Spain‘s Almería is a striking destination in the south of the country. This arid landscape is home to stunning scenery, beautiful whitewashed villages and has a Hollywood history that is just begging to be explored. Here are 12 reasons why you should visit this unique spot.
The province of Almería in Andalusia, southern Spain, is the driest region of Europe and home to the only desert climate on the continent.
If you want to guarantee a rain-free holiday, heading to a desert region is surely a safe bet. Annual rainfall can be as little as 156mm in some coastal areas of the province.
The Cabo de Gata-Níjar Natural Park is a stunning nature reserve along the Almerian coast. Its volcanic outcrops and formations are among the largest in Europe. It is famous for its otherworldly landscapes, beautiful beaches and quaint whitewashed fishing villages, as well as its salt flats.
Cabo de Gata’s salt flats are a mesmerising landscape and are home to hundreds of flamingos. The salt flats are an important habitat for migrating birds travelling from Europe to Africa, and the whole area has been designated a Special Protection Area for bird life by the European Union.
The whitewashed town of Níjar is a popular stop-off point in the Cabo de Gata, and is particularly famous for its handcrafted pottery, textiles and ceramics. Try some local tapas in one of the town’s little bars, and see the Mudejar-style Santa Maria church on the main square, the Plaza de la Constitucion.
The Tabernas desert’s similarity to the American Wild West meant it was chosen by legendary film director Sergio Leone as the shooting location for his trilogy of Westerns, including The Good, The Bad and the Ugly and For a Fistful of Dollars, films which gave the then little-known actor Clint Eastwood his big break.
After Sergio Leone finished filming his Westerns, the sets were transformed into theme parks, allowing visitors to walk the same Wild West streets as Eastwood himself. The main parks you can visit today include Mini Hollywood, Texas Hollywood and Western Leone.
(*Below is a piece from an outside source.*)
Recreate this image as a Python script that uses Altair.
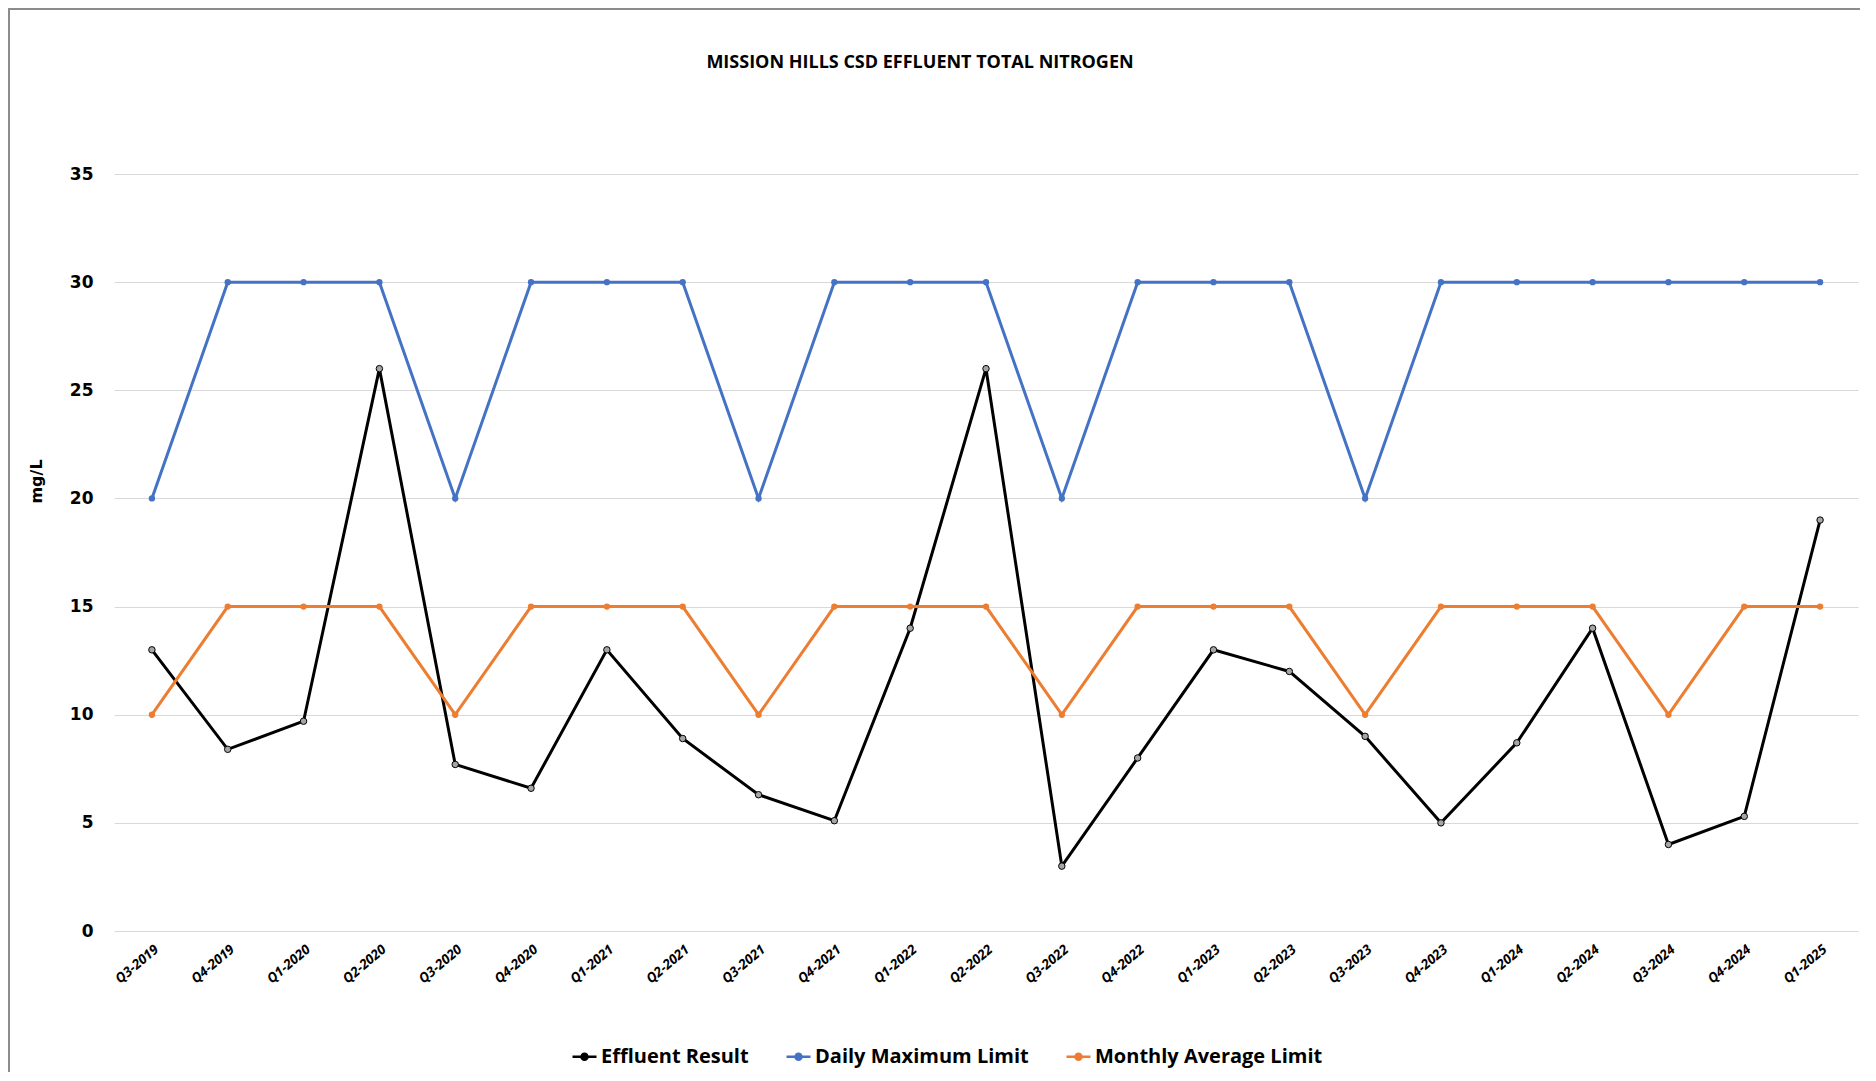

It might seem strange that what is essentially a desert can also be Spain’s biggest vegetable exporter, but Almería’s warm, dry climate means growing fruit and vegetables is a year-round possibility. Produce is mainly grown in over 26,000 hectares of greenhouses, and makes up around 20% of all Spain’s fruit and vegetable exports.
The capital of the region is the seaside city of Almería, which has a fascinating history. It was founded by Moorish leader Abd-ar-Rahman III who built the Alcazaba (citadel) that gave the city its name Al-Mari’yah – the watchtower. It was part of the Caliphate of Córdoba during the 10th and 11th centuries, before falling to the Christians in 1489. During the Spanish Civil War it was badly shelled by the German Navy – you can visit the city’s air raid shelters today.
The Cabo de Gata area is home to some stunning beaches, and Almería being home to one of Spain’s most undeveloped coasts, the region retains a rugged and unspoilt charm. Perhaps the most famous beach is Mónsul beach, a beautiful stretch of pristine sand set against a background of dramatic rock formations. The beach has been used as a filming location for many films, TV programmes and adverts, including Indiana Jones and the Last Crusade.
San José, located within the Cabo de Gata-Níjar Natural Park, is the reserve’s unofficial capital and a great place to stop to explore a typical village of the area. The whitewashed houses are home to a population of around 800 people.
The former gold mining town of Rodalquilar became practically a ghost town until a new wave of refurbishment in recent years brought a host of bars, restaurants and B&Bs to the town. You can visit the old gold mines, as well as the interesting Casa de Volcanes, a museum about the mines and the geology of the wider Cabo de Gata.